A twist surrounding proposed oil development in Cape Breton is encouragement for environmentalists.
While plans for an oil and gas test well near Lake Ainslie are by no means dead in the water, having a potential partner back out because of strong opposition to Petroworth Resources Inc.’s project certainly seems a game changer.
Many people in addition to those living in the area were watching this situation closely, if only because of the huge attention oil exploration and hydraulic fracturing receive – across the Maritimes and elsewhere.
An unidentified company stepped away from negotiations on the test drilling, it was revealed Monday, the perceived reason being unflagging protests from residents and the Mi’kmaq community. The Western Canadian company’s role was to finance the drilling in exchange for a percentage interest in the property.
The development company describes the prospective partner’s decision as a setback. Petroworth says it is determined to pursue the project.
The Margaree Environmental Association had focused earlier efforts on an attempt to quash the drilling permit, arguing that the activity was too close to a stream feeding the lake – the largest freshwater body in Cape Breton. That was denied. Spokesman Neal Livingston is calling this latest turn a huge victory for the group.

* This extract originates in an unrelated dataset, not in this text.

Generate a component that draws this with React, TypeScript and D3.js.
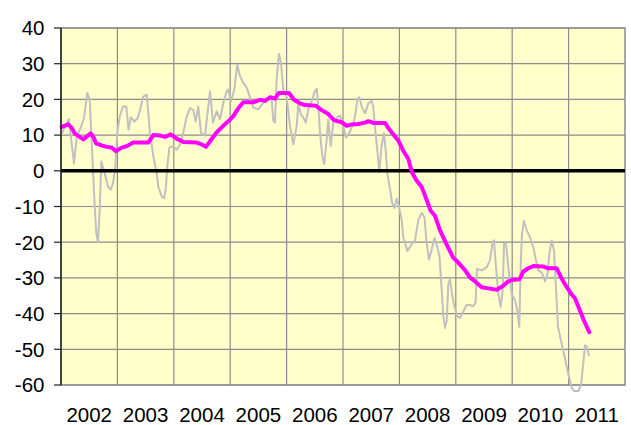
import React from "react";
import * as d3 from "d3";

const yearLabels = ["2002", "2003", "2004", "2005", "2006", "2007", "2008", "2009", "2010", "2011"];
const yTicks = [-60, -50, -40, -30, -20, -10, 0, 10, 20, 30, 40];

// raw series (decimal years since 2002, value)
const rawT = [
  0.00, 0.14, 0.23, 0.28, 0.355, 0.408, 0.466, 0.509, 0.532, 0.567, 0.598, 0.626, 0.656, 0.686, 0.715, 0.775, 0.833, 0.881, 0.922, 0.963,
  0.998, 1.041, 1.099, 1.158, 1.197, 1.241, 1.300, 1.360, 1.401, 1.459, 1.520, 1.548, 1.578, 1.637, 1.697, 1.725, 1.785, 1.826, 1.856, 1.885,
  1.920, 1.963, 2.004, 2.051, 2.110, 2.168, 2.229, 2.287, 2.346, 2.388, 2.434, 2.482, 2.553, 2.642, 2.695, 2.761, 2.819, 2.878, 2.938, 2.966,
  3.014, 3.073, 3.126, 3.174, 3.232, 3.293, 3.351, 3.410, 3.498, 3.587, 3.676, 3.736, 3.764, 3.794, 3.824, 3.865, 3.901, 3.941, 4.002, 4.060,
  4.119, 4.179, 4.207, 4.255, 4.296, 4.339, 4.385, 4.445, 4.491, 4.534, 4.562, 4.592, 4.633, 4.668, 4.711, 4.739, 4.782, 4.828, 4.888, 4.947,
  5.005, 5.053, 5.124, 5.200, 5.261, 5.289, 5.332, 5.390, 5.449, 5.509, 5.537, 5.567, 5.608, 5.644, 5.683, 5.727, 5.757, 5.785, 5.833, 5.874,
  5.910, 5.952, 5.993, 6.041, 6.069, 6.099, 6.140, 6.206, 6.277, 6.335, 6.395, 6.445, 6.481, 6.525, 6.573, 6.622, 6.676, 6.711, 6.750, 6.778,
  6.809, 6.839, 6.867, 6.897, 6.933, 6.968, 7.021, 7.074, 7.133, 7.191, 7.252, 7.310, 7.350, 7.376, 7.459, 7.548, 7.606, 7.654, 7.677, 7.713,
  7.754, 7.796, 7.832, 7.855, 7.890, 7.931, 7.991, 8.050, 8.090, 8.126, 8.151, 8.174, 8.209, 8.257, 8.316, 8.374, 8.422, 8.463, 8.523, 8.582,
  8.626, 8.661, 8.700, 8.741, 8.777, 8.812, 8.878, 8.936, 8.995, 9.055, 9.101, 9.172, 9.220, 9.261, 9.291, 9.332, 9.362,
];
const rawV = [
  10, 14.5, 2, 9.6, 12.4, 14.8, 21.8, 20, 12.4, 0.3, -10, -17.5, -20, -11, 2.6, -0.7, -4.4, -5.3, -3.5, 1.2,
  10.6, 15.2, 18, 18, 11.5, 15, 13.8, 14.8, 17, 20.8, 21.3, 16, 10.6, 4, -0.7, -4.4, -7.2, -7.7, -5.3, 1.2,
  6.4, 6.8, 6.6, 5.9, 7.3, 10.6, 15.2, 17.6, 17, 13.8, 18, 10.7, 9.8, 22.3, 13.5, 16.7, 14.4, 19, 22.3, 22.8,
  19.5, 22.8, 29.8, 26.5, 24.7, 23.3, 20.5, 17.7, 17.2, 19, 20.5, 20, 14, 13.5, 25.6, 32.8, 30.2, 22.8, 20.5, 12.6,
  7.4, 12.6, 18.6, 15.8, 14.9, 13.5, 17.2, 19.5, 21.9, 23, 18.1, 10.7, 4.2, 1.9, 8.8, 14.4, 7, 13.5, 14.9, 15.5,
  12.5, 9.3, 10.9, 14.2, 20.3, 20.6, 17.9, 16.1, 18.9, 19.6, 17.9, 12.3, 5.8, -0.3, 6.8, 10.5, 5.8, -0.5, -5.1, -9.2,
  -10.4, -7.8, -10.1, -13.8, -18.6, -20, -22.5, -20.8, -19.5, -13.8, -11.8, -13, -20, -24.9, -22, -18.8, -21.5, -24, -33.2, -40.5,
  -44, -42, -31.8, -30.4, -34.5, -37.5, -40.7, -41.2, -39.4, -37.6, -37.6, -37.9, -37, -27.5, -27.9, -27, -25.1, -20, -19.5, -27,
  -34.4, -38.1, -33.4, -20.4, -20.4, -27, -34.4, -36.3, -39.1, -43.7, -26, -17.7, -14, -16.7, -18.6, -21.4, -25.1, -27.9, -28.5, -31,
  -28.8, -23, -19.5, -22.3, -33, -43.7, -48.5, -52.5, -57, -60.8, -61.7, -61.7, -60, -53.8, -48.9, -49.5, -51.9,
];

// smoothed series
const avgT = [
  0.012, 0.129, 0.190, 0.248, 0.395, 0.466, 0.527, 0.573, 0.621, 0.722, 0.810, 0.899, 0.975, 1.076, 1.165, 1.282, 1.548, 1.637, 1.755, 1.844,
  1.945, 2.051, 2.168, 2.406, 2.495, 2.571, 2.672, 2.761, 2.878, 2.996, 3.055, 3.144, 3.232, 3.410, 3.528, 3.617, 3.706, 3.794, 3.865, 4.043,
  4.131, 4.238, 4.326, 4.521, 4.622, 4.739, 4.840, 4.977, 5.066, 5.154, 5.271, 5.390, 5.449, 5.537, 5.745, 5.803, 5.892, 5.980, 6.069, 6.158,
  6.223, 6.307, 6.395, 6.484, 6.551, 6.631, 6.720, 6.839, 6.956, 7.044, 7.163, 7.252, 7.358, 7.459, 7.606, 7.725, 7.842, 7.926, 7.996, 8.129,
  8.197, 8.285, 8.374, 8.551, 8.635, 8.789, 8.865, 8.936, 9.055, 9.113, 9.202, 9.279, 9.367,
];
const avgV = [
  12.3, 13, 12, 10.4, 8.8, 9.7, 10.5, 9.5, 7.7, 7.1, 6.7, 6.5, 5.5, 6.5, 6.9, 7.9, 7.9, 10, 9.9, 9.5,
  10.2, 9, 8.1, 7.9, 7.4, 6.7, 8.9, 10.8, 12.6, 14.3, 15.3, 17.5, 19.2, 19.2, 19.9, 19.6, 20.6, 20.2, 21.8, 21.8,
  19.9, 18.9, 18.4, 18.2, 17, 15.9, 14.2, 13.6, 12.6, 13, 13.1, 13.5, 13.9, 13.4, 13.4, 12, 10.2, 8.5, 5.6, 3.3,
  -0.5, -2.8, -4.5, -8.2, -11.1, -12.6, -16.7, -20.7, -24.4, -25.7, -27.8, -29.9, -31.2, -32.6, -33, -33.3, -32.2, -31, -30.6, -30.4,
  -28.2, -27.3, -26.7, -26.8, -27.3, -27.3, -29.8, -31.8, -34.7, -35.7, -39.2, -42.2, -45.2,
];

const W = 631, H = 425;
const L = 61, R = 625, T = 28, B = 385;
const FONT = "Liberation Sans, Arial, sans-serif";

export default function App() {
  const x = d3.scaleLinear().domain([2002, 2012]).range([L, R]);
  const y = d3.scaleLinear().domain([-60, 40]).range([B, T]);
  const raw = rawT.map((t, i) => [2002 + t, rawV[i]] as [number, number]);
  const avg = avgT.map((t, i) => [2002 + t, avgV[i]] as [number, number]);
  const line = d3.line<[number, number]>().x(d => x(d[0])).y(d => y(d[1])).curve(d3.curveLinear);
  const years = d3.range(2003, 2012);
  return (
    <svg width={W} height={H} style={{ position: "absolute", left: 0, top: 0 }}>
      <rect x={0} y={0} width={W} height={H} fill="#ffffff" />
      <rect x={L} y={T} width={R - L} height={B - T} fill="#FFFFCC" />
      {yTicks.map(v => (
        <line key={"h" + v} x1={L} x2={R} y1={y(v)} y2={y(v)} stroke="#8c8c8c" strokeWidth={1.2} />
      ))}
      {years.map(v => (
        <line key={"v" + v} x1={x(v)} x2={x(v)} y1={T} y2={B} stroke="#8c8c8c" strokeWidth={1.2} />
      ))}
      <rect x={L} y={T} width={R - L} height={B - T} fill="none" stroke="#8c8c8c" strokeWidth={1.5} />
      <path d={line(raw) || ""} fill="none" stroke="#c0c0c0" strokeWidth={2} strokeLinejoin="round" />
      <line x1={L} x2={R} y1={y(0)} y2={y(0)} stroke="#000" strokeWidth={3.5} />
      <path d={line(avg) || ""} fill="none" stroke="#FF00FF" strokeWidth={4} strokeLinejoin="round" strokeLinecap="round" />
      <line x1={L} x2={L} y1={T} y2={B} stroke="#222" strokeWidth={1.5} />
      {yTicks.map(v => (
        <g key={"t" + v}>
          <line x1={L - 7} x2={L} y1={y(v)} y2={y(v)} stroke="#222" strokeWidth={1.2} />
          <text x={44.5} y={y(v)} dy="0.36em" textAnchor="end" fontFamily={FONT} fontSize={20.5} fill="#000">{v}</text>
        </g>
      ))}
      {yearLabels.map((s, i) => (
        <text key={s} x={x(2002.5 + i)} y={422} textAnchor="middle" fontFamily={FONT} fontSize={20.5} fill="#000">{s}</text>
      ))}
    </svg>
  );
}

Indeed, after the failure of an argument based on environmental concerns, a dropped link in the money train earns at least a setback. Funny how that works.
But Livingston is also saying he hopes other potential financial partners will follow suit and back away.
It is interesting that a company based on the other side of the country would be swayed by the strong vocalizations in Cape Breton. PR apparently travels great distances – or at least that’s the perception.
This might prove no more than a temporary moral victory for the environmentalists. But it will also serve as impetus for groups elsewhere fighting oil exploration in what they deem sensitive areas.